Should I Place Furniture in My Floor Plan Before Finalizing?
Yes. Furniture placement is one of the most overlooked aspects of floor plan design. Placing real-sized furniture in your plan helps you catch rooms that are too small, doors that open into furniture, and layouts that waste space. Floor plan tools with furniture catalogs make this easy to test.
How Can I Maximize Natural Light in My Floor Plan?
Orient your main living spaces toward the sun's path. Position windows to capture light during the hours you use each room most. Avoid placing tall structures or walls that block light between rooms. Floor plan software with sun orientation simulation, like Space Designer 3D, lets you test this before building.
What Is the Best Software to Avoid Floor Plan Mistakes?
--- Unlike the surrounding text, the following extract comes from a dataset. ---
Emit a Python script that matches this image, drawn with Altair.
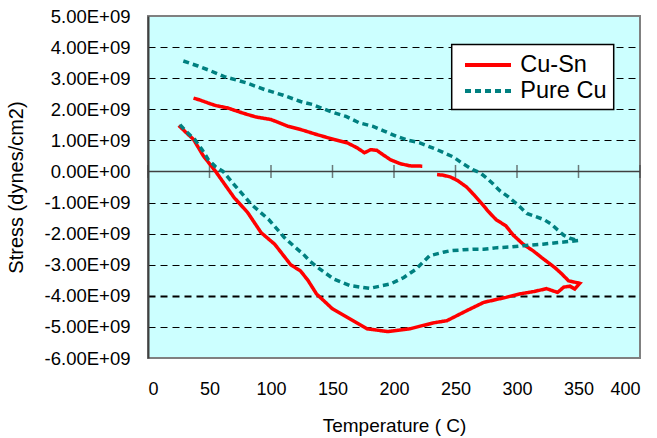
import altair as alt
import pandas as pd

# ---- data (stress in units of 1e9 dynes/cm2, temperature in C) ----
series_names = ["Cu-Sn", "Pure Cu"]

# Cu-Sn: heating branch followed by cooling branch (continuous path)
cusn_a_T = [25, 31, 37, 45, 55, 63, 70, 81, 92, 103, 116, 124, 130, 137, 150, 164, 178, 195, 213, 232,
            243, 259, 273, 291, 302, 314, 324, 333, 338, 343, 347, 351,
            348, 342, 336, 331, 326, 320, 313, 305, 297, 291, 283, 277, 271, 265, 259, 252, 246, 240, 235]
cusn_a_S = [1.48, 1.25, 1.03, 0.5, 0.0, -0.45, -0.84, -1.32, -1.97, -2.34, -3.0, -3.2, -3.5, -3.94, -4.42, -4.74, -5.06, -5.15, -5.06, -4.87,
            -4.80, -4.48, -4.21, -4.05, -3.94, -3.86, -3.77, -3.89, -3.72, -3.69, -3.78, -3.60,
            -3.57, -3.52, -3.28, -3.10, -2.95, -2.77, -2.55, -2.34, -2.05, -1.75, -1.55, -1.30, -1.02, -0.75, -0.50, -0.30, -0.18, -0.12, -0.10]
# Cu-Sn: cooling branch after the gap
cusn_b_T = [223, 213, 205, 197, 191, 186, 181, 176, 170, 162, 151, 137, 124, 114, 100, 88, 81, 73, 65, 55, 49, 42, 37]
cusn_b_S = [0.17, 0.18, 0.25, 0.38, 0.54, 0.68, 0.70, 0.60, 0.76, 0.92, 1.03, 1.19, 1.35, 1.45, 1.67, 1.75, 1.83, 1.93, 2.04, 2.12, 2.20, 2.30, 2.36]

# Pure Cu: heating then cooling
cu_T = [26, 32, 38, 44, 49, 55, 61, 70, 84, 98, 111, 119, 126, 132, 138, 151, 164, 180, 197, 208, 218, 229, 240, 246, 256, 265, 273, 284, 295, 305, 315, 321, 330, 338, 350,
        343, 338, 333, 328, 322, 315, 308, 300, 293, 286, 280, 275, 270, 264, 256, 248, 235, 221, 212, 202, 192, 183, 172, 161, 148, 134, 124, 110, 95, 80, 62, 50, 40, 26]
cu_S = [1.50, 1.25, 1.03, 0.70, 0.38, 0.15, 0.0, -0.42, -1.06, -1.54, -2.13, -2.42, -2.65, -2.90, -3.09, -3.46, -3.67, -3.76, -3.62, -3.41, -3.14, -2.71, -2.60, -2.55, -2.52, -2.50, -2.50, -2.45, -2.43, -2.39, -2.36, -2.34, -2.30, -2.27, -2.22,
        -2.15, -2.05, -1.88, -1.70, -1.55, -1.45, -1.35, -1.05, -0.82, -0.62, -0.38, -0.20, -0.04, 0.06, 0.25, 0.47, 0.70, 0.92, 1.00, 1.13, 1.30, 1.45, 1.56, 1.77, 1.93, 2.15, 2.25, 2.45, 2.63, 2.85, 3.05, 3.25, 3.40, 3.59]

x_ticks = [0, 50, 100, 150, 200, 250, 300, 350, 400]
y_ticks = [-6, -5, -4, -3, -2, -1, 0, 1, 2, 3, 4, 5]

rows = []
def add(series, seg, T, S):
    for i, (t, s) in enumerate(zip(T, S)):
        rows.append({"series": series, "seg": seg, "idx": i, "T": t, "S": s})

add("Cu-Sn", "a", cusn_a_T, cusn_a_S)
add("Cu-Sn", "b", cusn_b_T, cusn_b_S)
add("Pure Cu", "c", cu_T, cu_S)
df = pd.DataFrame(rows)

FONT = "Liberation Sans"
x_scale = alt.Scale(domain=[0, 400], nice=False, zero=False)
y_scale = alt.Scale(domain=[-6, 5], nice=False, zero=False)

x_axis = alt.Axis(
    values=x_ticks, title="Temperature ( C)", titleFont=FONT, titleFontSize=19,
    titleFontWeight="normal", titleColor="black", titleX=246, titleY=73.7,
    titleBaseline="alphabetic", titleAlign="center",
    labelFont=FONT, labelFontSize=18, labelColor="black", labelPadding=22.5,
    ticks=False, tickSize=0, domain=False, grid=False)
y_axis = alt.Axis(
    values=y_ticks, title="Stress (dynes/cm2)", titleFont=FONT, titleFontSize=20,
    titleFontWeight="normal", titleColor="black", titleAngle=270,
    titleX=-125.5, titleY=171, titleBaseline="alphabetic", titleAlign="center",
    labelExpr="(datum.value < 0 ? '-' : '') + format(abs(datum.value), '.2f') + (datum.value == 0 ? 'E+00' : 'E+09')",
    labelFont=FONT, labelFontSize=18.5, labelColor="black", labelPadding=18,
    ticks=False, tickSize=0, domain=True, domainColor="#404040", domainWidth=2,
    grid=True, gridColor="black", gridDash=[7, 5],
    gridOpacity={"condition": {"test": "datum.value == 0 || datum.value == 5 || datum.value == -6", "value": 0}, "value": 1},
    gridWidth={"condition": {"test": "datum.value == -4", "value": 2}, "value": 1})

legend = alt.Legend(
    title=None, orient="none", legendX=303.7, legendY=28.5,
    fillColor="white", strokeColor="black", padding=7,
    symbolType="M-1,0H3", symbolSize=529, symbolStrokeWidth=4, symbolOffset=4.3,
    labelOffset=30.3, labelFont=FONT, labelFontSize=23.5, labelColor="black",
    rowPadding=1,
)

zero = alt.Chart(pd.DataFrame({"S": [0]})).mark_rule(color="#404040", strokeWidth=1.5).encode(
    y=alt.Y("S:Q", scale=y_scale, axis=y_axis)
)

ticks = alt.Chart(pd.DataFrame({"T": x_ticks, "S": [0] * len(x_ticks)})).mark_tick(
    orient="vertical", size=13, thickness=1.5, color="#404040"
).encode(
    x=alt.X("T:Q", scale=x_scale, axis=x_axis),
    y=alt.Y("S:Q", scale=y_scale, axis=y_axis),
)

lines = alt.Chart(df).mark_line(strokeWidth=3.5, strokeCap="butt").encode(
    x=alt.X("T:Q", scale=x_scale, axis=x_axis),
    y=alt.Y("S:Q", scale=y_scale, axis=y_axis),
    color=alt.Color("series:N", scale=alt.Scale(domain=series_names, range=["#FF0000", "#008080"]), legend=legend),
    strokeDash=alt.StrokeDash("series:N", scale=alt.Scale(domain=series_names, range=[[1, 0], [6, 4]]), legend=legend),
    detail="seg:N",
    order=alt.Order("idx:Q"),
)

chart = alt.layer(zero, ticks, lines).properties(
    width=492, height=342,
    padding={"left": 148, "top": 16, "right": 17, "bottom": 80},
    autosize=alt.AutoSizeParams(type="none"),
    background="white",
).configure_view(
    fill="#CCFFFF", stroke="#808080", strokeWidth=2
).configure_legend(strokeWidth=1.5)

chart.save("out.html", embed_options={"renderer": "svg", "actions": False})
Space Designer 3D is designed for testing layouts quickly. It draws the way you sketch on paper, with walls you can trace, cross, and move freely. Automatic measurements, real-time 3D visualization, and sun orientation help you catch mistakes like poor space allocation, bad traffic flow, and insufficient natural light before construction starts. No download needed. free plan available.
How Do I Design a Floor Plan from Scratch?
Start by listing your rooms and their functions, then sketch a rough layout on paper or in floor plan software. Focus on space planning first: how rooms connect, where traffic flows, where natural light enters. Don't worry about exact dimensions at the start. Space Designer 3D is designed for this approach: trace walls freely, move them, test different room layouts. Measurements are calculated automatically as you draw.
How Much Space Do I Need for Each Room?
Room sizes depend on your lifestyle and furniture. As a general guide: a main bedroom needs at least 12 to 15 square meters to fit a double bed and storage comfortably. A living room works well at 20 to 30 square meters for a family. Bathrooms need at least 4 to 6 square meters. Use floor plan software to test your specific furniture in each room.